Which brings me to another question? Why would a self-declared Marxist stoop so low to distract from the crimes of Hamas – a Hard-Right fascist terror army? A self-confessed death cult? Shouldn’t her worldview be anathema to anyone on the Left? Shouldn’t she be the very first person to challenge murderous theocratic fascism?
An autopsy on Varghese’s piece is as much an autopsy on socialism itself – which for all practical purposes is dead as a viable political movement. What remains is a post-truth Zombie animated by the parasite of regressive bourgeois identitarianism that is now shambling mindlessly toward the reactionary’s eternal target.
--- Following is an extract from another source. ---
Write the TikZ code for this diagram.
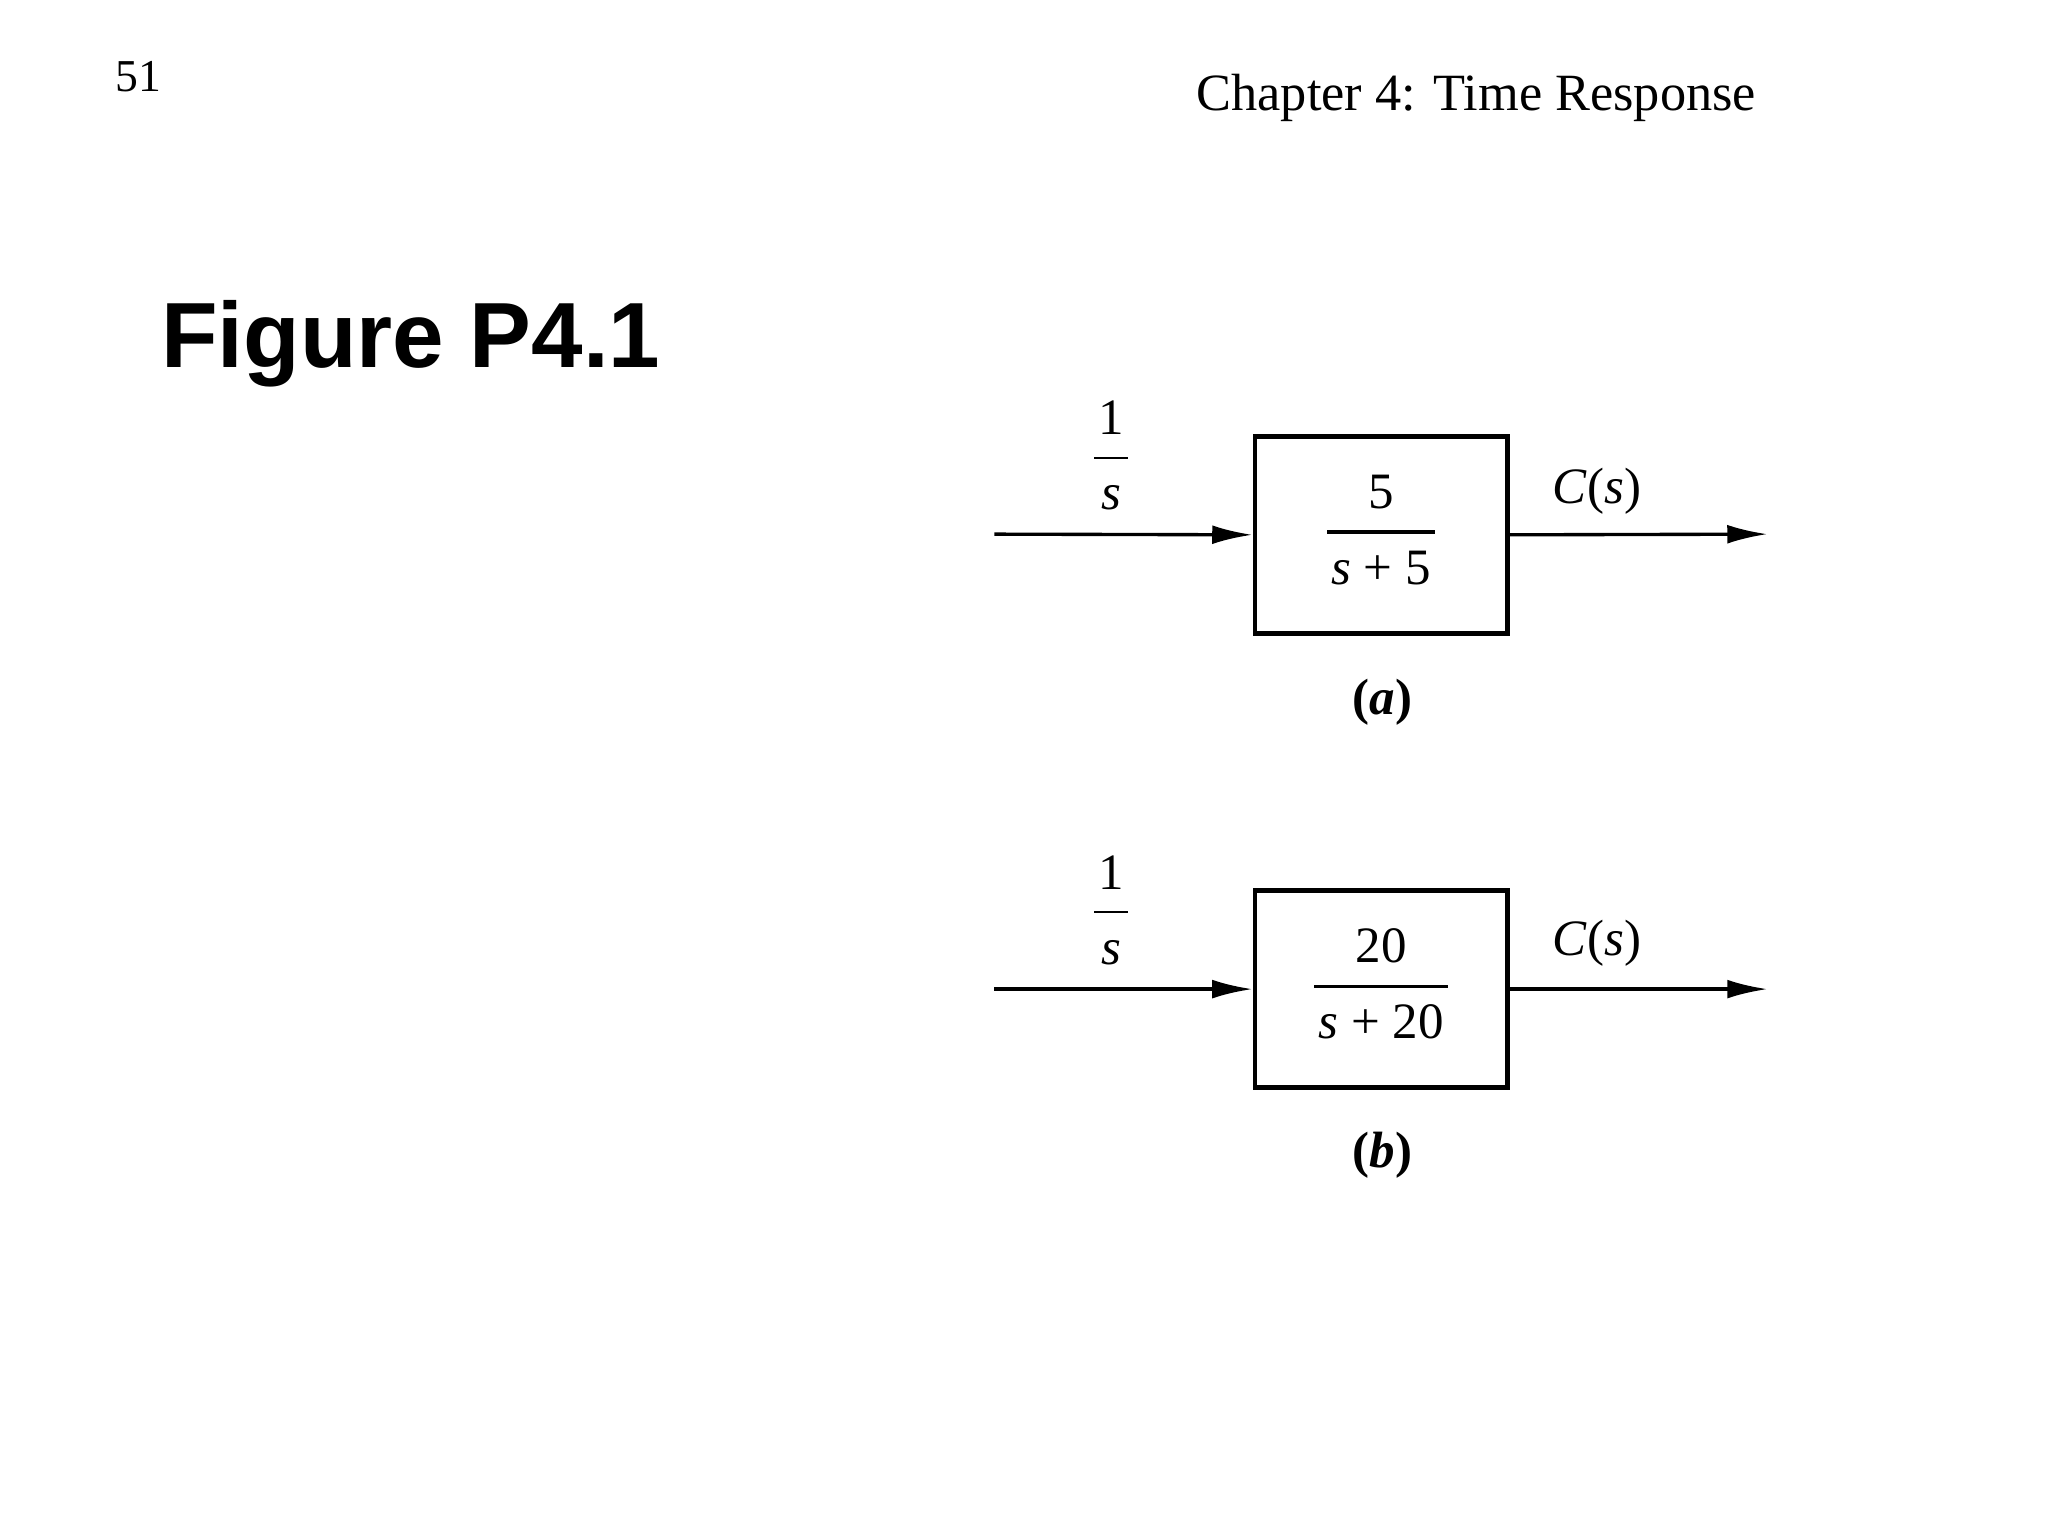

“Never believe that anti-Semites are completely unaware of the absurdity of their replies. They know that their remarks are frivolous, open to challenge. But they are amusing themselves, for it is their adversary who is obliged to use words responsibly, since he believes in words. The anti-Semites have the right to play. They even like to play with discourse for, by giving ridiculous reasons, they discredit the seriousness of their interlocutors. They delight in acting in bad faith, since they seek not to persuade by sound argument but to intimidate and disconcert. If you press them too closely, they will abruptly fall silent, loftily indicating by some phrase that the time for argument is past.”